298. So you are inviting us to look at reserves
again, Secretary of State, are you?
(Mr Hoon) I see no reason why you should not. Far
be it from me to suggest what you should or you should not look
at, but I think that there may well be a role for them. I have
lived in the United States and I have seen the way in which reserves
are organised and used there. I think that in recent times, since
11 September, they have performed a magnificent role in reassuring
the American public. It may well be that that is something that
we might judge to be necessary.
299. Mr Webb raised this the last time he came
before us. I do get a bit concerned about this stiff upper lip
approach you have every year that somehow if we have the resolve
and do the right thing, things will come right. It does not instil
a lot of confidence in me, I have to say.
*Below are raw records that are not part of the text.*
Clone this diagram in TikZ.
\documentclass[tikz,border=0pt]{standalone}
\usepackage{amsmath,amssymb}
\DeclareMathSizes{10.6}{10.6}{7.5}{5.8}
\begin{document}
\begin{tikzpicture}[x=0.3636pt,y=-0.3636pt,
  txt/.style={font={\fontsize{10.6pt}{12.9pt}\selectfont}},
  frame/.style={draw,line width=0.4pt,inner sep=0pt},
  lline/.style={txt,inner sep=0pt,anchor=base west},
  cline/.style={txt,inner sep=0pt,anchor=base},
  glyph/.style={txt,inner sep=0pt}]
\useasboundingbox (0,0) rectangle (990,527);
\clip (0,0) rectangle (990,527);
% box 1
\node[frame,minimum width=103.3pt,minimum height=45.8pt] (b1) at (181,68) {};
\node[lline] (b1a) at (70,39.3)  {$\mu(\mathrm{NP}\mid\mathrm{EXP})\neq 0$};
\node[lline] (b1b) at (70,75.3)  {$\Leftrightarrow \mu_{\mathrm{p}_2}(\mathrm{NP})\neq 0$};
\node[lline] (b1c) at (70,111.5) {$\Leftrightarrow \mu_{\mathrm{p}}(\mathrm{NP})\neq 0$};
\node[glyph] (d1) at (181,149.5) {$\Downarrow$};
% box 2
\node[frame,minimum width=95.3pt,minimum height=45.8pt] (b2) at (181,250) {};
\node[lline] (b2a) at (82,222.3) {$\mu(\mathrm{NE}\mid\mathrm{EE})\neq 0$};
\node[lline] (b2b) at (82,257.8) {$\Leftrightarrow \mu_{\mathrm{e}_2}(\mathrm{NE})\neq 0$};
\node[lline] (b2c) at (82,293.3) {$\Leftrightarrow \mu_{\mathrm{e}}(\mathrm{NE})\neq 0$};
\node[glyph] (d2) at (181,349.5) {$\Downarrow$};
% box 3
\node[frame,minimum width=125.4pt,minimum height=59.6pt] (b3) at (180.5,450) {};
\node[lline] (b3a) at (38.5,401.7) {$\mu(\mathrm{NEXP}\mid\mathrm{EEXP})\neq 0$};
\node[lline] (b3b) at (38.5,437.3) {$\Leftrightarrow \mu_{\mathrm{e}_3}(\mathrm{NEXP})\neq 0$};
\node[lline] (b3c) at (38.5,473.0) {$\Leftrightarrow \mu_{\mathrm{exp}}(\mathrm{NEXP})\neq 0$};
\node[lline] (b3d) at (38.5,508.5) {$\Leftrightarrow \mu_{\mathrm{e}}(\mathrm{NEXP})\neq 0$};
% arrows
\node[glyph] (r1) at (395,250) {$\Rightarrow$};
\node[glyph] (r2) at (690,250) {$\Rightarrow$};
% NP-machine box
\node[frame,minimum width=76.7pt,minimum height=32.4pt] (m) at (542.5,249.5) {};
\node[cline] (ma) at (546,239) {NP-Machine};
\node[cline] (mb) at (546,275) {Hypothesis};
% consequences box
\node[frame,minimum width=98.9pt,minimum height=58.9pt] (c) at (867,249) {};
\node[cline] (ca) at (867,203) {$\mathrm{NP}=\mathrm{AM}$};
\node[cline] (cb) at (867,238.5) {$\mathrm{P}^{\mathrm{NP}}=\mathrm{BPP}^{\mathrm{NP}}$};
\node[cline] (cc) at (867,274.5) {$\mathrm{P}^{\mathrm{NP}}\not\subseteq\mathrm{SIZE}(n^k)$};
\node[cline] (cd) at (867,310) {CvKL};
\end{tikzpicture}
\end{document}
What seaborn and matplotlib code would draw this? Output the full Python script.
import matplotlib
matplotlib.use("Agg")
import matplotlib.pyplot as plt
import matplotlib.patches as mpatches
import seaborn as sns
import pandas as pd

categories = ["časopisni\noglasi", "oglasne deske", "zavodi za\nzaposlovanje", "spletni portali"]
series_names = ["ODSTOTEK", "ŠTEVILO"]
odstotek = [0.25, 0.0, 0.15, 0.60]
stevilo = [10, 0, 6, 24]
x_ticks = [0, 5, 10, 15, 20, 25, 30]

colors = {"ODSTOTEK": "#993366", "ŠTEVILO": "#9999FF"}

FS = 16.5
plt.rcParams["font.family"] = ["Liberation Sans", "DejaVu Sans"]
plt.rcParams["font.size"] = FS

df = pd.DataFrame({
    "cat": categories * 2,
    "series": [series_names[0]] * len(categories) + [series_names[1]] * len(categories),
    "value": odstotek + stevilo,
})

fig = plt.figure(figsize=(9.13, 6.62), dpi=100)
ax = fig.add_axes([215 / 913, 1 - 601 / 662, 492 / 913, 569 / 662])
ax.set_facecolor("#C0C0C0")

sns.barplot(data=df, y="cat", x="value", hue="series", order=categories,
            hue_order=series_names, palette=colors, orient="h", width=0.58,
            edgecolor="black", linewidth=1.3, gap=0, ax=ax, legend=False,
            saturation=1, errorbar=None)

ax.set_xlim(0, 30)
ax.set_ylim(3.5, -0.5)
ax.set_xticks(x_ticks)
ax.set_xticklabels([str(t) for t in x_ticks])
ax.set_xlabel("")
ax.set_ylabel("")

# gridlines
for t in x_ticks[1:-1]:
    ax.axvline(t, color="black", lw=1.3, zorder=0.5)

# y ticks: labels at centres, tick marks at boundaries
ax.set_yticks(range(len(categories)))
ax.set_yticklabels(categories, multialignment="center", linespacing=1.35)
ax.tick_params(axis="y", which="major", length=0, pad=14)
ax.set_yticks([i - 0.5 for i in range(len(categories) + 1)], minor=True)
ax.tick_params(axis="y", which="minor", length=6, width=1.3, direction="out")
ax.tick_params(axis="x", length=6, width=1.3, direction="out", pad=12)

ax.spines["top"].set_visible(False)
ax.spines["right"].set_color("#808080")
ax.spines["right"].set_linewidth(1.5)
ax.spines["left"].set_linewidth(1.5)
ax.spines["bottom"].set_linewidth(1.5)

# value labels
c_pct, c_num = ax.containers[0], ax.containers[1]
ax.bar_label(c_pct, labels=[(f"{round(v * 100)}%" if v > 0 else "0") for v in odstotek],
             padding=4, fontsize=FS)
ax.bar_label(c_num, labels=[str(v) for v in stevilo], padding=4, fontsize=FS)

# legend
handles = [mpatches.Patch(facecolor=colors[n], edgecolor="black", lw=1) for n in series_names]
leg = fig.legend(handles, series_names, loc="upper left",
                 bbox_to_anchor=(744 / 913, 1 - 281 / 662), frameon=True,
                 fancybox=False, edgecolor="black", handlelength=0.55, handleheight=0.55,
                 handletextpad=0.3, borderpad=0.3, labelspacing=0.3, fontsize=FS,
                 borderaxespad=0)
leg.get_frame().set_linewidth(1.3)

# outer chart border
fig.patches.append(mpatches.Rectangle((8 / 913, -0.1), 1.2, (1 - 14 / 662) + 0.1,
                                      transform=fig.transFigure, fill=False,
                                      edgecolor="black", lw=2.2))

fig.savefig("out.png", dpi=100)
Picking up something
the Secretary of State said in a response to Mr Hancock about
these being vague hypotheses, would we, for example, get involved
in an action in Chechnya, Somalia, Iraq, if there was a threat
coming from there directly for the United Kingdom? That is obviously
what I tried to ask you in the Commons the other day, which you
sidestepped rather nicely and no doubt you will do so again today.
Could you see a situation where, if we saw a perceived threat,
for example, in Chechnya, we would get involved in responding
to that threat?
(Mr Hoon) I would put it another way to you. If there
was a direct threat to the citizens of the United Kingdom from
any country in the world, you would expect me to deal with that,
and if I did not deal with it in protecting the citizens of the
United Kingdom I would not be doing my job properly.